YOUR GOAL -
Scan the records below. List lines holding "this".

MATERIALS PROVIDED -
════════════════════

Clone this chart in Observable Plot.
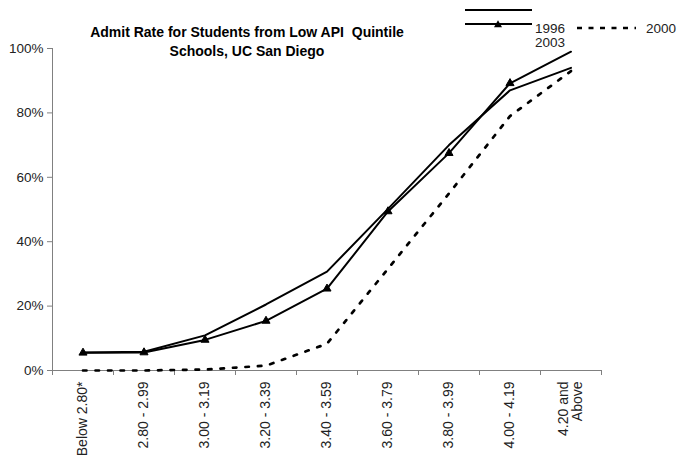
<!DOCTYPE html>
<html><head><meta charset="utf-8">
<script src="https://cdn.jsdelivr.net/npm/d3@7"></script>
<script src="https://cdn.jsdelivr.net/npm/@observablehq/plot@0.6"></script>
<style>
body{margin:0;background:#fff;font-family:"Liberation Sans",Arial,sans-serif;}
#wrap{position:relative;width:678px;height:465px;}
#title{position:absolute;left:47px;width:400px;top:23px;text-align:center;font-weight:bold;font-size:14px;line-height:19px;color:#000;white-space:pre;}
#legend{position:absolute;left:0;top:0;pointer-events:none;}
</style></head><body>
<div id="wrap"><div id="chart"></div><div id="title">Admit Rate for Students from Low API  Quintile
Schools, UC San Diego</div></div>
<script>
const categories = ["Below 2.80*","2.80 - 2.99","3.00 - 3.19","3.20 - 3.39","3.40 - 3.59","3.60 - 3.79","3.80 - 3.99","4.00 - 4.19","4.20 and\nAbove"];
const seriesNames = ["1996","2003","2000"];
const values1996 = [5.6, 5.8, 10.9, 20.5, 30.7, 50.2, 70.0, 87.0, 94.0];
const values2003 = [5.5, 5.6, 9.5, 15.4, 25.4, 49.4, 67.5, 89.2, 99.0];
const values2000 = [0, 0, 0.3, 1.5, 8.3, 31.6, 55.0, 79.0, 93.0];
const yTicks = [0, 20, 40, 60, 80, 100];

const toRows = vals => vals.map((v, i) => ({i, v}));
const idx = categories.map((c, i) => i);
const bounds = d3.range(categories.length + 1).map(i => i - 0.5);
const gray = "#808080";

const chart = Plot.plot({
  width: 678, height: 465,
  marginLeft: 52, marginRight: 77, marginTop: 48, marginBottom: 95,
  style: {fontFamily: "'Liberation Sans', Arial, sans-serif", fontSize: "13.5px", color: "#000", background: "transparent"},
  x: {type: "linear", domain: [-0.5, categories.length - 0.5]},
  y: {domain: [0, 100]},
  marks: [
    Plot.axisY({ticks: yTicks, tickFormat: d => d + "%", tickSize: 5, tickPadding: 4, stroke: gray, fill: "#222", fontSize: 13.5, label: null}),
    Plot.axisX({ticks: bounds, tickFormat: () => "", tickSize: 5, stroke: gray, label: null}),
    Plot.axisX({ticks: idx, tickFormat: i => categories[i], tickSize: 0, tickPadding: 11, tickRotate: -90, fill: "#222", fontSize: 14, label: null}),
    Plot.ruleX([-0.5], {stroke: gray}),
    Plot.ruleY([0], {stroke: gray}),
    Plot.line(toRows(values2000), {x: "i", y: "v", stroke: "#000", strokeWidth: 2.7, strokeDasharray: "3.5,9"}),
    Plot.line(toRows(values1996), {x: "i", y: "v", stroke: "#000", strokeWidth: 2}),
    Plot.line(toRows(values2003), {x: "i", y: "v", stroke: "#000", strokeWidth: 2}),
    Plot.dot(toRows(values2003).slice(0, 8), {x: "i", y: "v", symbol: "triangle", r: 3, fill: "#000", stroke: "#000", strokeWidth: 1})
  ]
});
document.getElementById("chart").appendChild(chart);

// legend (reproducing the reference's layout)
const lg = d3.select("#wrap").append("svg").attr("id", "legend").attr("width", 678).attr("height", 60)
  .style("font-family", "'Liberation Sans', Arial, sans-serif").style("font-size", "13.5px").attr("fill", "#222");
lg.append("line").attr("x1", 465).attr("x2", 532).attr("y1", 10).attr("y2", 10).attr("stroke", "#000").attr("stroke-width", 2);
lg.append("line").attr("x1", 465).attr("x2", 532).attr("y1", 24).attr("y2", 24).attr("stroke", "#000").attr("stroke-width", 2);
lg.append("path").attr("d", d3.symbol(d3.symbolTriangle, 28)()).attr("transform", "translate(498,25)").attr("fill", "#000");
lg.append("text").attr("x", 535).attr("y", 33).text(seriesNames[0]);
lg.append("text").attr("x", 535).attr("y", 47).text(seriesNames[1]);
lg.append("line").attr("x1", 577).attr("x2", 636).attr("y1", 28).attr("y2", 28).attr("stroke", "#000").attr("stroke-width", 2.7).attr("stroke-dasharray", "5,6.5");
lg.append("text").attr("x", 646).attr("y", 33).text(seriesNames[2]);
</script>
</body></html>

════════════════════

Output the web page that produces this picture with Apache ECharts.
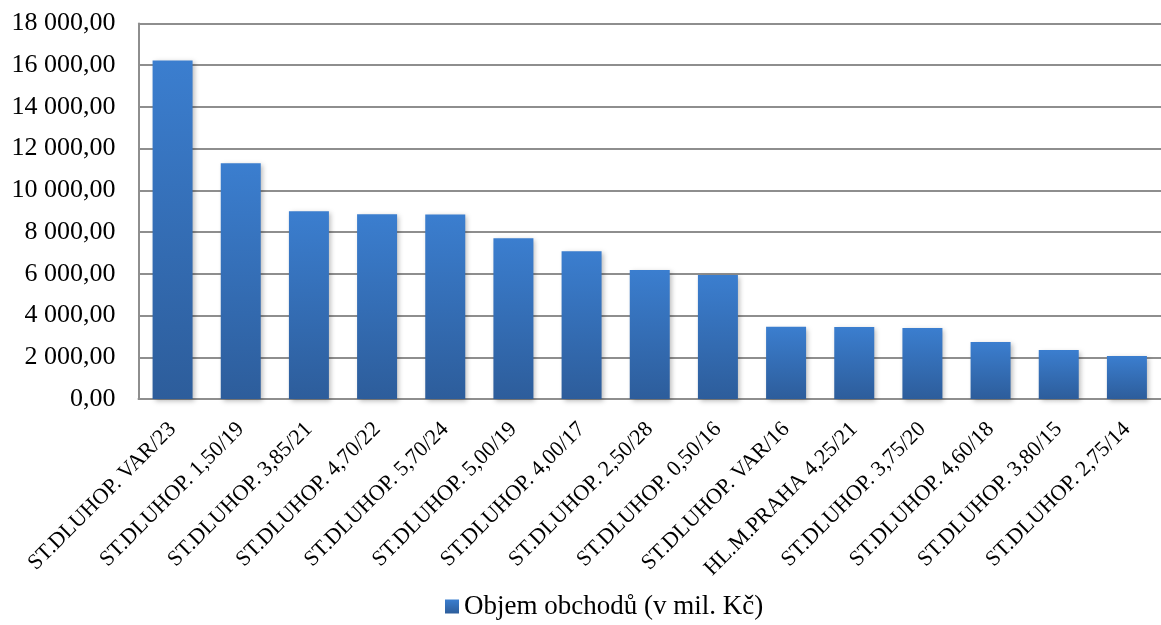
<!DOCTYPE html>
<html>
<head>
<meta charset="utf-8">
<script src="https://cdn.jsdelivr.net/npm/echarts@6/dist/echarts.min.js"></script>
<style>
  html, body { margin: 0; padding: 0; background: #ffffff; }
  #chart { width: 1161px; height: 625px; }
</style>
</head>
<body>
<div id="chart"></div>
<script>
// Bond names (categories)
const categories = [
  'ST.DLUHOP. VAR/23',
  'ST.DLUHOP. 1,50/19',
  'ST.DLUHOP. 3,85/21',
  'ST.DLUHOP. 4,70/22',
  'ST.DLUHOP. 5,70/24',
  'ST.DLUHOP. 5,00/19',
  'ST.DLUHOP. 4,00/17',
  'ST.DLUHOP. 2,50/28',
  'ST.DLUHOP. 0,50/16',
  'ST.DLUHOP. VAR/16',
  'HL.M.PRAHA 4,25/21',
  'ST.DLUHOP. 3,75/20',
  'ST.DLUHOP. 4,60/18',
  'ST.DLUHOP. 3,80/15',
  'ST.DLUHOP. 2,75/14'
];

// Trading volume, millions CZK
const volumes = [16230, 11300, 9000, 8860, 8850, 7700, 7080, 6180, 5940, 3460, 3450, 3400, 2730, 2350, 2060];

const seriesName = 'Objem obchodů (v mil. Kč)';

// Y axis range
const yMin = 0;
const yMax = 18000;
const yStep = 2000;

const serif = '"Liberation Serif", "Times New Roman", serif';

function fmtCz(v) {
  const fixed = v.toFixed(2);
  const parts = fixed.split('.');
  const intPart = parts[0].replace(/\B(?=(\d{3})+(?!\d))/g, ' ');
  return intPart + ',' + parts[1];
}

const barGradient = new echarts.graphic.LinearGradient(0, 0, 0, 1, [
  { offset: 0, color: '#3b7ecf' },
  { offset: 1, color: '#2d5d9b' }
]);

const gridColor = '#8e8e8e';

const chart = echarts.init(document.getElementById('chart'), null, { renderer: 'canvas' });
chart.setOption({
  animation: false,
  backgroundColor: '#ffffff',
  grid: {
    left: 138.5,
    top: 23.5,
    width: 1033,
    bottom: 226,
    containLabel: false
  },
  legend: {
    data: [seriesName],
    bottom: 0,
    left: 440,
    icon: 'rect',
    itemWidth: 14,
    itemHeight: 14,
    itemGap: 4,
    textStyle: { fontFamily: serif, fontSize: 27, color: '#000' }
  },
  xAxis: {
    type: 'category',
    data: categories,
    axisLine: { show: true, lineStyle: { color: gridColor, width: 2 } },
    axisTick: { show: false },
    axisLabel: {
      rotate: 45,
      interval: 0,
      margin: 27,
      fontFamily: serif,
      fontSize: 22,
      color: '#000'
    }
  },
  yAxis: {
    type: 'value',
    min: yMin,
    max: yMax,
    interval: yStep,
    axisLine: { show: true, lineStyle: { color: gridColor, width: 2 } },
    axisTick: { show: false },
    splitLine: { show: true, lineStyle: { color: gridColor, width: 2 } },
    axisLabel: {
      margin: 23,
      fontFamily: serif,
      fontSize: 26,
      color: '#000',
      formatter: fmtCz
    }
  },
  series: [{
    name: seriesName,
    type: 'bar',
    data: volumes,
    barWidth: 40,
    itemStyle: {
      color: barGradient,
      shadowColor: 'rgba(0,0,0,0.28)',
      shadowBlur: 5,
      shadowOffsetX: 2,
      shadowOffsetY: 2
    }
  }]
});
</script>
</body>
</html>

════════════════════

WRITTEN SOLUTION -
Clone this chart in Observable Plot.
Output the web page that produces this picture with Apache ECharts.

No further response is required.